L’arcano del dichiarato “non sfruttamento” del banchiere dei poveri deve essere confrontato con l’incremento vertiginoso del suo capitale monetario e delle sue filiali mondiali.
Bisogna dunque dire che: 1-il miglioramento obiettivo (dovuto al microcredito) di alcune situazioni singole o di piccoli gruppi con investimento lavorativo non incide di fatto sulle cause strutturali della povertà che si riproduce continuamente e 2-l’utilità della micro-finanza è del capitale che riesce così a razionalizzare in maniera capillare la sua accumulazione di plusvalore.
Se facciamo un esempio specifico, citato dallo stesso Yunus e di cui egli va fiero, quello della predisposizione della itticoltura in Bangladesh nel 1986, si tratta di un investimento profittevole: l’eliminazione degli sprechi, il reinvestimento produttivo, hanno permesso l’estensione del mercato capitalistico (sconosciuto fino a qualche decennio fa) funzionale ad una addizionale accumulazione di un plusvalore altrimenti irrecuperabile. Lo stesso Yunus dichiarò che l’obiettivo era stato quello di sviluppare un’economia di mercato vincente. Quindi, anche il micro-credito è costretto a migliorare condizioni di vita sociale nella misura in cui il suo unico fine è l’appropriazione di plusvalore fin dove possibile e non il contrario.

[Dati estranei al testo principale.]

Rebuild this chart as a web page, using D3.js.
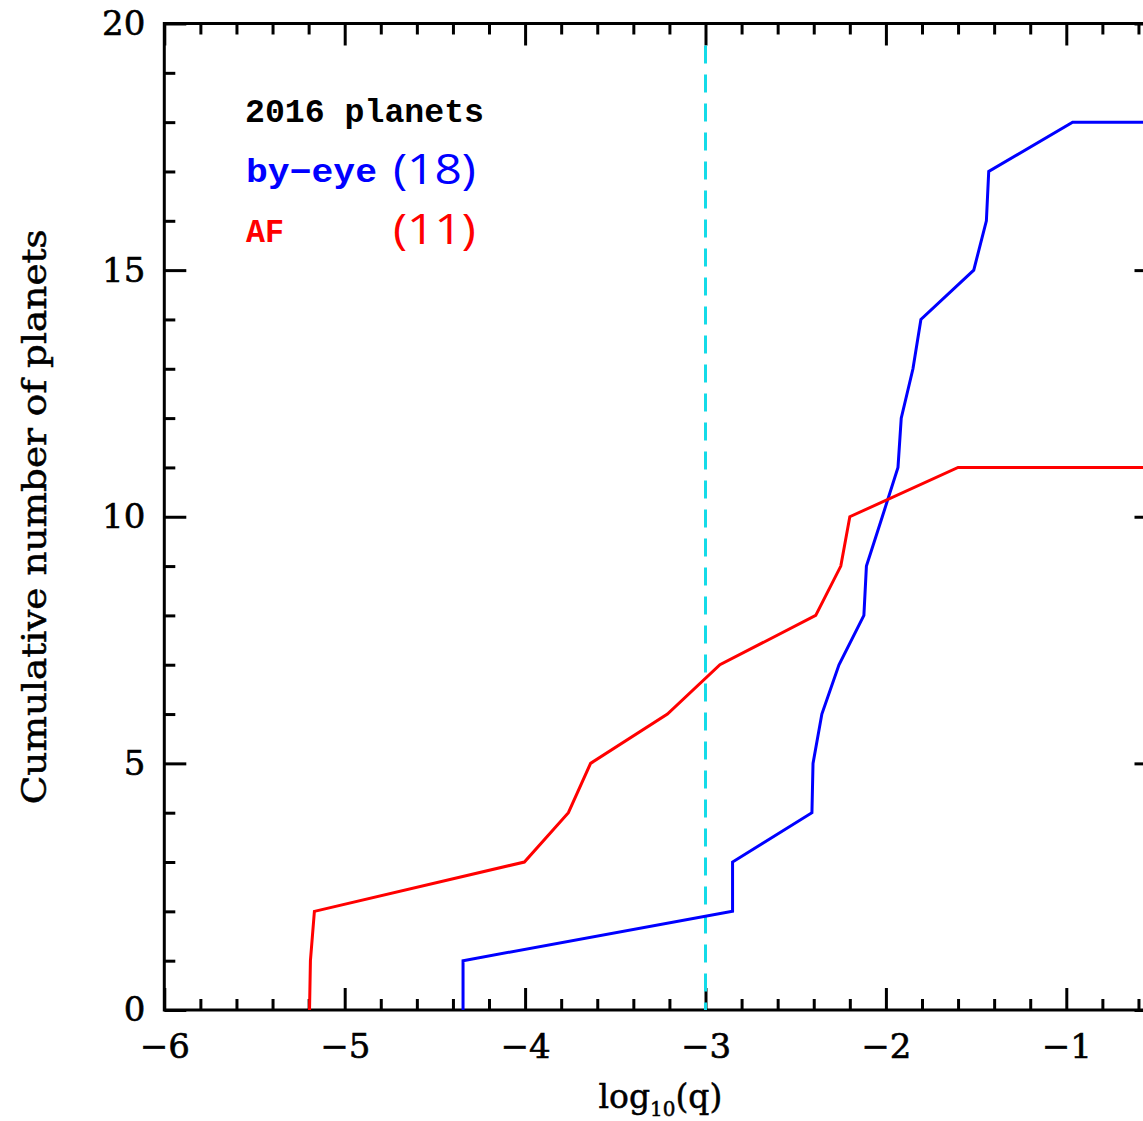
<!DOCTYPE html>
<html>
<head>
<meta charset="utf-8">
<script src="https://cdn.jsdelivr.net/npm/d3@7"></script>
<style>
  html, body { margin: 0; padding: 0; background: #fff; overflow: hidden; }
  svg { display: block; }
</style>
</head>
<body>
<svg id="chart" width="1143" height="1121"></svg>
<script>
// Cumulative planet counts versus log10 of the mass ratio q
const byEyeLogQ = [-4.344, -4.344, -2.85, -2.85, -2.41, -2.404, -2.355, -2.26, -2.122, -2.108, -2.02, -1.933, -1.915, -1.85, -1.806, -1.513, -1.443, -1.43, -0.965, -0.5];
const byEyeCount = [0, 1, 2, 3, 4, 5, 6, 7, 8, 9, 10, 11, 12, 13, 14, 15, 16, 17, 18, 18];
const afLogQ = [-5.195, -5.19, -5.168, -4.004, -3.76, -3.637, -3.211, -2.92, -2.389, -2.25, -2.2, -1.6, -0.5];
const afCount = [0, 1, 2, 3, 4, 5, 6, 7, 8, 9, 10, 11, 11];

const xMajorTicks = [-6, -5, -4, -3, -2, -1];
const yMajorTicks = [0, 5, 10, 15, 20];
const thresholdLogQ = -3;

const legendTitle = "2016 planets";
const seriesNames = ["by\u2212eye", "AF"];
const seriesTotals = ["(18)", "(11)"];
const seriesColors = ["#0000ff", "#ff0000"];

const svg = d3.select("#chart");
const L = 164.3, R = 1156.5, T = 23.5, B = 1010;

const x = d3.scaleLinear().domain([-6, -0.5]).range([L, R]);
const y = d3.scaleLinear().domain([0, 20]).range([B, T]);

const xMinor = d3.range(-6, -0.49, 0.2).map(v => +v.toFixed(2)).filter(v => !xMajorTicks.includes(v));
const yMinor = d3.range(0, 20.01, 1).filter(v => v % 5 !== 0);

const tickFont = "'DejaVu Serif', serif";
const major = 22, minor = 11, lw = 3;

function styleAxis(g, labels) {
  g.select(".domain").remove();
  g.selectAll(".tick line").attr("stroke", "#000").attr("stroke-width", lw);
  g.selectAll(".tick text")
    .attr("font-family", tickFont)
    .attr("font-size", 34)
    .attr("fill", "#000")
    .attr("stroke", "#000").attr("stroke-width", 0.6);
  if (!labels) g.selectAll(".tick text").remove();
}

// bottom
svg.append("g").attr("transform", `translate(0,${B})`)
  .call(d3.axisBottom(x).tickValues(xMajorTicks).tickSize(-major).tickPadding(24).tickFormat(d3.format("d")))
  .call(g => styleAxis(g, true));
svg.append("g").attr("transform", `translate(0,${B})`)
  .call(d3.axisBottom(x).tickValues(xMinor).tickSize(-minor))
  .call(g => styleAxis(g, false));
// top
svg.append("g").attr("transform", `translate(0,${T})`)
  .call(d3.axisTop(x).tickValues(xMajorTicks).tickSize(-major))
  .call(g => styleAxis(g, false));
svg.append("g").attr("transform", `translate(0,${T})`)
  .call(d3.axisTop(x).tickValues(xMinor).tickSize(-minor))
  .call(g => styleAxis(g, false));
// left
svg.append("g").attr("transform", `translate(${L},0)`)
  .call(d3.axisLeft(y).tickValues(yMajorTicks).tickSize(-major).tickPadding(19).tickFormat(d3.format("d")))
  .call(g => styleAxis(g, true));
svg.append("g").attr("transform", `translate(${L},0)`)
  .call(d3.axisLeft(y).tickValues(yMinor).tickSize(-minor))
  .call(g => styleAxis(g, false));
// right
svg.append("g").attr("transform", `translate(${R},0)`)
  .call(d3.axisRight(y).tickValues(yMajorTicks).tickSize(-major))
  .call(g => styleAxis(g, false));
svg.append("g").attr("transform", `translate(${R},0)`)
  .call(d3.axisRight(y).tickValues(yMinor).tickSize(-minor))
  .call(g => styleAxis(g, false));

// frame
svg.append("rect")
  .attr("x", L).attr("y", T).attr("width", R - L).attr("height", B - T)
  .attr("fill", "none").attr("stroke", "#000").attr("stroke-width", lw);

// q = 10^-3 marker
svg.append("line")
  .attr("x1", x(thresholdLogQ)).attr("x2", x(thresholdLogQ))
  .attr("y1", y(20) + major).attr("y2", y(0))
  .attr("stroke", "#14dbe8").attr("stroke-width", 3)
  .attr("stroke-dasharray", "18,11");

// cumulative curves
const line = d3.line().x(d => x(d[0])).y(d => y(d[1]));
const series = [
  d3.zip(byEyeLogQ, byEyeCount),
  d3.zip(afLogQ, afCount)
];
series.forEach((pts, i) => {
  svg.append("path")
    .attr("d", line(pts))
    .attr("fill", "none")
    .attr("stroke", seriesColors[i])
    .attr("stroke-width", 3)
    .attr("stroke-linejoin", "miter");
});

// legend
const legFont = "'Liberation Mono', monospace";
svg.append("text")
  .attr("x", 245).attr("y", 122)
  .attr("font-family", legFont).attr("font-weight", "bold").attr("font-size", 33)
  .attr("textLength", 239).attr("lengthAdjust", "spacingAndGlyphs")
  .attr("fill", "#000").text(legendTitle);
const legY = [182, 242];
const nameWidths = [131, 38];
seriesNames.forEach((name, i) => {
  svg.append("text")
    .attr("x", 246).attr("y", legY[i])
    .attr("font-family", legFont).attr("font-weight", "bold").attr("font-size", 33)
    .attr("textLength", nameWidths[i]).attr("lengthAdjust", "spacingAndGlyphs")
    .attr("fill", seriesColors[i]).text(name);
  svg.append("text")
    .attr("x", 393).attr("y", legY[i] + 2)
    .attr("font-family", "'Open Sans', sans-serif").attr("font-size", 42)
    .attr("textLength", 83).attr("lengthAdjust", "spacingAndGlyphs")
    .attr("fill", seriesColors[i]).text(seriesTotals[i]);
});

// axis titles
const xt = svg.append("text")
  .attr("x", (L + R) / 2).attr("y", 1108)
  .attr("text-anchor", "middle")
  .attr("font-family", tickFont).attr("font-size", 33).attr("fill", "#000")
  .attr("stroke", "#000").attr("stroke-width", 0.5);
xt.append("tspan").text("log");
xt.append("tspan").attr("font-size", 20).attr("dy", 8).text("10");
xt.append("tspan").attr("dy", -8).text("(q)");

svg.append("text")
  .attr("transform", `translate(46,${(T + B) / 2}) rotate(-90)`)
  .attr("text-anchor", "middle")
  .attr("font-family", tickFont).attr("font-size", 33)
  .attr("textLength", 575).attr("lengthAdjust", "spacingAndGlyphs")
  .attr("fill", "#000").attr("stroke", "#000").attr("stroke-width", 0.5)
  .text("Cumulative number of planets");
</script>
</body>
</html>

Conclusa l’opzione socialista o comunista per non parlare di quella del “regno dei cieli”, molti (in ordine numerico decrescente) a sinistra, nel mondo dell’impegno sociale cattolico, hanno voluto vedere in queste esperienze (storicamente già viste) degli avvicinamenti ad un ideale sociale ormai non più raggiungibile, accontentandosi – ma senza mai ammetterlo – di un “capitalismo dal volto umano”…finché dura. Nessun problema a credere in un siffatto capitalismo, basta dirlo chiaramente.
Una verifica di quanto sostenuto sopra, si ha nelle motivazioni che sconsigliano l’erogazione dei crediti: se questi non impegnano direttamente i beneficiari in attività lavorative ma servono a combattere il degrado sociale o ambientale.
Un esempio emblematico: Etiopia, 75 milioni di abitanti, 50% della popolazione sotto la soglia della povertà. La Yessica Saving and Credit Cooperative avviò nel 1997 una serie di corsi formazione con assistenza economica e logistica per ragazzi con l’obiettivo di poter rendere autonomi e autosufficienti i beneficiari una volta usciti dal programma. Nonostante il fine di questa cooperativa non è risultato essere il credito l’obiettivo della stessa. Come da link, la valorizzazione degli individui, la loro socializzazione, la mancanza di competenze dei componenti, la predefinizione di regole statutarie, l’uso dei prestiti per il consumo, la mancanza di cultura del credito e quindi l’incapacità di restituire lo stesso entro tempi pattuiti, hanno determinato il fallimento del programma con decisione di non effettuare più prestiti.
Serge Latouche, filosofo della decrescita, nel libro “Economia senza giustizia” (2003) mostra l’involuzione civile e sociale delle società opulente. Egli afferma che l’economia di “Comunione – finanze etiche, commercio equo e solidale – sono progetti di mistificazione per anime belle, funzionali alla rassicurazione delle coscienze, ma nei fatti interni ai meccanismi di mercato “oggettivamente disumani” con finalità esclusivamente volte alla realizzazione di profitti anche se soggettivamente agiti con intenzioni solidaristiche. Queste intenzioni contribuiscono – comunque – a trasporre su piani morali quanto attiene alle necessità materiali di leggi economiche immodificabili con la sola buona volontà.
L’economista Robert Pollin conclude che in Bangladesh e in Bolivia (paesi ad alto tasso di successo del micro-credito) la povertà resta ai primi livelli del pianeta.
Il Nobel assegnato a Yunus (1,4 milioni di $) dovrebbe essere il premio alla sua lotta al neoliberismo. Ma da quando il FMI e la Banca Mondiale hanno reso il micro-credito un vero e proprio impero, alcuni l’hanno definito macro-racket. L’indebitamento ha raggiunto livelli molto alti e le sanzioni per le inadempienze sono diventate dure. I cittadini indebitati vengono lasciati soli dai governi e spesso tornano a rivolgersi agli usurai per ripagare i debiti contratti con le banche. Purtroppo la nuova industria del microcredito nata dal bisogno sociale di questo si nutre agli ordini di un profitto privato generatore di nuovo impoverimento sociale.